02.04.2014

Schatzsuche



BLACK RENAISSANCE - BODY, MIND AND SPIRIT


Und nochmal Spiritual Jazz, bitteschön. Dieses Mal aber ein älteres Kaliber, genauer aus dem Jahr 1976. Ein für lange Zeit verschollener Schatz, der seitens den rührseligen Menschen von Ubiquity, beziehungsweise des Sublabels Luv 'N Haight, erstmals im Jahr 2002 gehoben werden konnte und nun eine neuerliche Überarbeitung als limitierte Version (jaja!) mit rotem Vinyl erfährt.

Dass Vinylsammler bisweilen nicht mehr das komplette Teeservice im Küchenoberschränkchen haben, dürfte hinlänglich bekannt sein; mir weniger wohlgesonnene Mitmenschen könnten im Ernstfall ähnliches von mir zu berichten wissen, wenngleich ich mich bei maximaler Reflektion eventuell eher hinsichtlich der insgesamt erworbenen Mengen, denn bezüglich kostspieliger Einzelkäufe ins Abseits stellen lassen könnte. Die teuerste Platte, die in meinem Ikea-Expedit steht, hat mich "nur" 50 Euro gekostet - was angesichts einer schwarzen Plastikscheibe mit eingeritzter Musik, die ich seit zwanzig Jahren kenne und seit ebenso langer Zeit als CD-Version im dafür vorgesehenen Turm steht, schon reichlich balla-balla, im Vergleich mit anderen Menschen und Schallplatten jedoch geradezu lächerlich ist, zieht man die Preisabfragebörse für Vinyl Popsike.Com zu Recherchezwecken heran. Die Originalpressung von "Body, Mind And Spirit" wechselte im Jahr 2009 zum Preis von schlappen 650 US-Dollar den Besitzer, bei Discogs werden im Mittel über 300 Euro gezahlt.

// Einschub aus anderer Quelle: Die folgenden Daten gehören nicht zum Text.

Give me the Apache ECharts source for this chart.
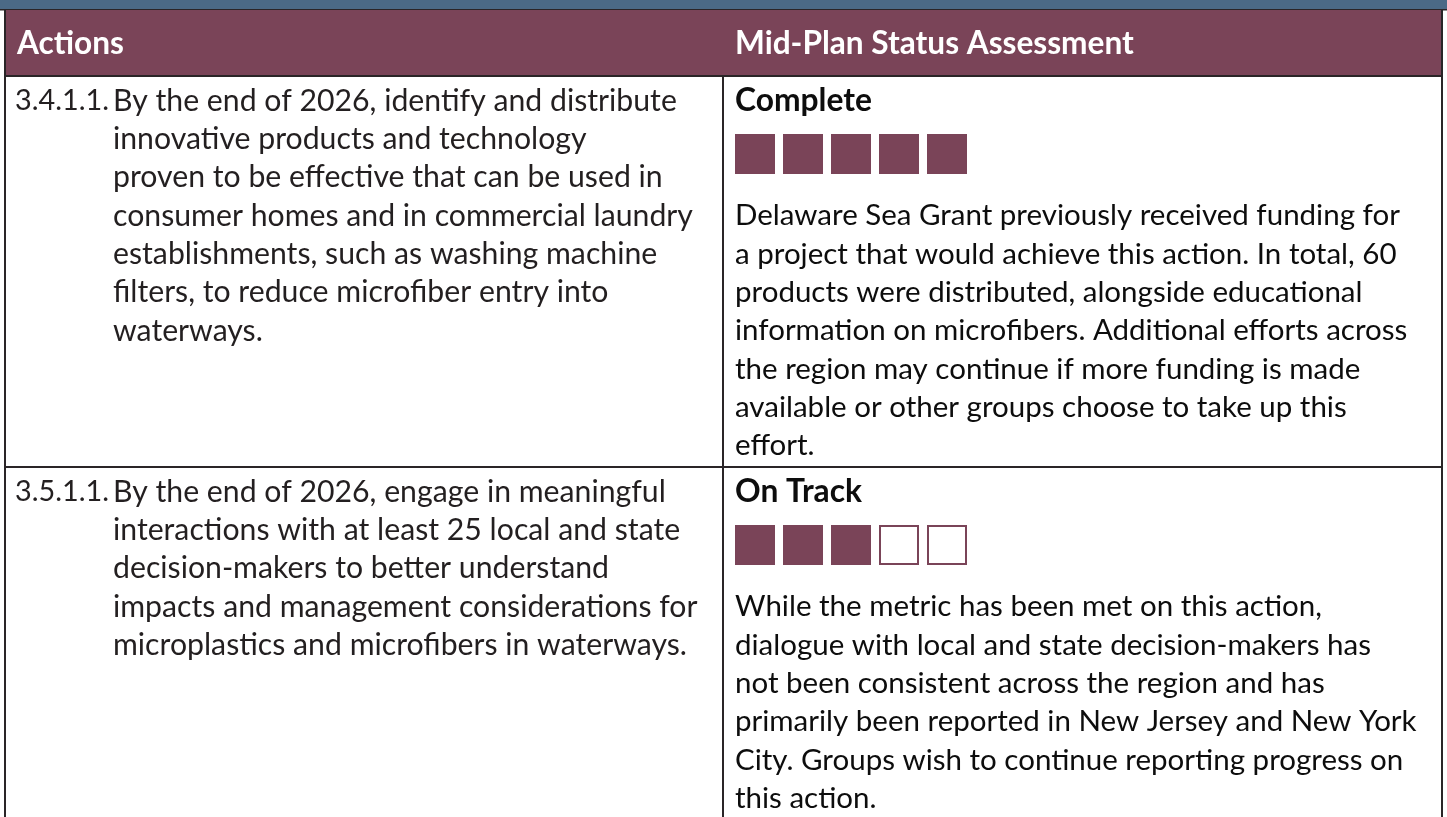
<!DOCTYPE html>
<html>
<head>
<meta charset="utf-8">
<script src="https://cdn.jsdelivr.net/npm/echarts@6/dist/echarts.min.js"></script>
<style>
html,body{margin:0;padding:0;background:#fff;}
#c{width:1447px;height:817px;}
</style>
</head>
<body>
<div id="c"></div>
<script>
// ---------------- DATA ----------------
const headers = ['Actions', 'Mid-Plan Status Assessment'];
const actionIds = ['3.4.1.1.', '3.5.1.1.'];
const actionLines = [
  ['By the end of 2026, identify and distribute',
   'innovative products and technology',
   'proven to be effective that can be used in',
   'consumer homes and in commercial laundry',
   'establishments, such as washing machine',
   'filters, to reduce microfiber entry into',
   'waterways.'],
  ['By the end of 2026, engage in meaningful',
   'interactions with at least 25 local and state',
   'decision-makers to better understand',
   'impacts and management considerations for',
   'microplastics and microfibers in waterways.']
];
const statusLabels = ['Complete', 'On Track'];
const statusScores = [5, 3];
const statusSlots = ['1', '2', '3', '4', '5'];
const noteLines = [
  ['Delaware Sea Grant previously received funding for',
   'a project that would achieve this action. In total, 60',
   'products were distributed, alongside educational',
   'information on microfibers. Additional efforts across',
   'the region may continue if more funding is made',
   'available or other groups choose to take up this',
   'effort.'],
  ['While the metric has been met on this action,',
   'dialogue with local and state decision-makers has',
   'not been consistent across the region and has',
   'primarily been reported in New Jersey and New York',
   'City. Groups wish to continue reporting progress on',
   'this action.']
];

// ---------------- STYLE / LAYOUT ----------------
const W = 1447, H = 817;
const FAMILY = 'Lato, "Open Sans", sans-serif';
const MAROON = '#7a4458';
const BLUE = '#4b6a86';
const BORDER = '#2a2527';
const LEFT_TEXT = '#231f20';
const RIGHT_TEXT = '#0d0d0d';
const PITCH = 38.3;
const rowTops = [77, 468];
const rowEnds = [466, 817];
const xBorderL = 4, xDivider = 722, xBorderR = 1441;
const xNum = 15, xHead = 17, xAction = 113, xNote = 735;

const cv = document.createElement('canvas').getContext('2d');
function fit(text, weight, target) {
  cv.font = weight + ' 100px ' + FAMILY;
  return 100 * target / cv.measureText(text).width;
}
const sizeL = fit('consumer homes and in commercial laundry', 'normal', 580);
const sizeR = fit('Delaware Sea Grant previously received funding for', 'normal', 665);
const sizeN = Math.min(sizeL, fit('3.4.1.1.', 'normal', 94));
const sizeB = fit('Complete', 'bold', 137);
const sizeH = fit('Actions', 'bold', 107);

function txt(text, x, y, size, weight, fill, align) {
  return {
    type: 'text', x: x, y: y, silent: true,
    style: {
      text: text, fill: fill,
      font: weight + ' ' + size.toFixed(2) + 'px ' + FAMILY,
      verticalAlign: 'middle', textVerticalAlign: 'middle',
      align: align || 'left', textAlign: align || 'left'
    }
  };
}
function rect(x, y, w, h, fill) {
  return { type: 'rect', silent: true, shape: { x: x, y: y, width: w, height: h }, style: { fill: fill } };
}

const graphics = [];
// top bar and header
graphics.push(rect(0, 0, W, 9, BLUE));
graphics.push(rect(0, 9, W, 1.5, BORDER));
graphics.push(rect(xBorderL, 10, xBorderR - xBorderL, 65, MAROON));
graphics.push(rect(xBorderL, 75, xBorderR - xBorderL + 2, 2, BORDER));
// vertical borders
graphics.push(rect(xBorderL, 9, 2, H - 9, BORDER));
graphics.push(rect(xBorderR, 9, 2, H - 9, BORDER));
graphics.push(rect(xDivider, 77, 2, H - 77, BORDER));
// row divider
graphics.push(rect(xBorderL, rowEnds[0], xBorderR - xBorderL + 2, 2, BORDER));
// header texts
graphics.push(txt(headers[0], xHead, 44, sizeH, 'bold', '#ffffff'));
graphics.push(txt(headers[1], xNote, 44, sizeH, 'bold', '#ffffff'));

const grids = [], xAxes = [], yAxes = [], series = [];
rowTops.forEach(function (top, r) {
  const first = top + 24;
  graphics.push(txt(actionIds[r], xNum, first, sizeN, 'normal', LEFT_TEXT));
  actionLines[r].forEach(function (line, k) {
    graphics.push(txt(line, xAction, first + k * PITCH, sizeL, 'normal', LEFT_TEXT));
  });
  graphics.push(txt(statusLabels[r], xNote, first, sizeB, 'bold', RIGHT_TEXT));
  noteLines[r].forEach(function (line, k) {
    graphics.push(txt(line, xNote, first + (k + 3) * PITCH, sizeR, 'normal', RIGHT_TEXT));
  });
  // status squares grid
  grids.push({ left: 731, top: top + 57, width: 240, height: 40, containLabel: false });
  xAxes.push({ type: 'category', gridIndex: r, data: statusSlots, show: false, boundaryGap: true });
  yAxes.push({ type: 'value', gridIndex: r, min: 0, max: 1, show: false });
  series.push({
    type: 'scatter', xAxisIndex: r, yAxisIndex: r, symbol: 'rect', silent: true,
    data: statusSlots.map(function (s, i) {
      const filled = i < statusScores[r];
      return {
        value: [s, 0.5],
        symbolSize: filled ? 40 : 38,
        itemStyle: filled ? { color: MAROON, opacity: 1 }
                          : { color: '#ffffff', borderColor: MAROON, borderWidth: 2, opacity: 1 }
      };
    })
  });
});

const chart = echarts.init(document.getElementById('c'), null, { renderer: 'canvas', width: W, height: H });
chart.setOption({
  animation: false,
  backgroundColor: '#ffffff',
  grid: grids, xAxis: xAxes, yAxis: yAxes, series: series,
  graphic: { elements: graphics }
});
</script>
</body>
</html>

Der Mastermind hinter diesem Juwel, Pianist Harry Whitaker, ging in finanzieller Sicht leer aus - ein Schicksal, das er mit vielen Musikern seiner Generation teilt. Ich erinnere hier beispielhaft an Leon Gardner, der auf seinem obskuren Igloo Label 7-inches veröffentlichte, die es heute auf mittlere vierstellige Beträge bringen können, während er selbst möglicherweise als Obdachloser auf den Straßen von Los Angeles lebt (nicht bestätigt, sein genauer Aufenthaltsort ist unbekannt). Whitaker nahm "Body, Mind And Spirit" im Alter von 26 Jahren am Martin Luther King Day in New York auf, am 15.Januar 1976. Anschließend schickte er eine Kopie des Masterbands zum japanischen Baystate Label, die das Album ohne weitere Rücksprache mit Whitaker im Jahr 1977 veröffentlichten, allerdings nicht ohne den Aufnahmetermin auf dem Cover der Platte falsch zu drucken. Es gab keine Verträge, es gab keinen Deal - und Baystate war trotz einiger Besuche Whitakers in Japan nicht zu erreichen, geschweige denn zu finden. Das Label ist schon seit Jahrzehnten Geschichte.

Musikalisch ist "Body, Mind And Spirit" eine lohnenswerte Angelegenheit, sofern man auf diesen Mix aus (Free) Jazz und Rare Groove steht - überraschenderweise wurden die beiden überlangen Tracks frei improvisiert und in einem First Take aufgenommen. Es gab keine Proben, es gab keine Noten. Sie spielten einfach, vermutlich sich selbst in Hypnose. Das Wort kommt mir übrigens öfter in den Sinn, wenn sich "Body, Mind And Spirit" auf dem Plattenteller dreht. Besonders erwähnenswert ist die Beteiligung des Trompeters Woody Shaw - ihn habe ich seit meiner Begegnung mit ihm auf der "One Night With Blue Note Vol.2" LP (trotz des Jahres 1985 eine ganz, ganz großartige Platte mit dem traumhaften Line-Up Jackie McLean, Woody Shaw, Jack DeJohnette, Cecil McBee und McCoy Tyner) in mein Herz geschlossen, weil sein Ton so knallhart und klar, sein Stil so flüssig und wieselflink ist, dass es eine herausragende Freude ist, ihm zuzuhören. Ich kenne keine auch nur durchschnittliche Platte, auf der er mitwirkte. Auch Whitaker ist von Shaws Vorstellung auf seiner Scheibe begeistert und stolz:"Nobody has heard him play like that!"

Erschienen auf Luv 'N Haight , 2013.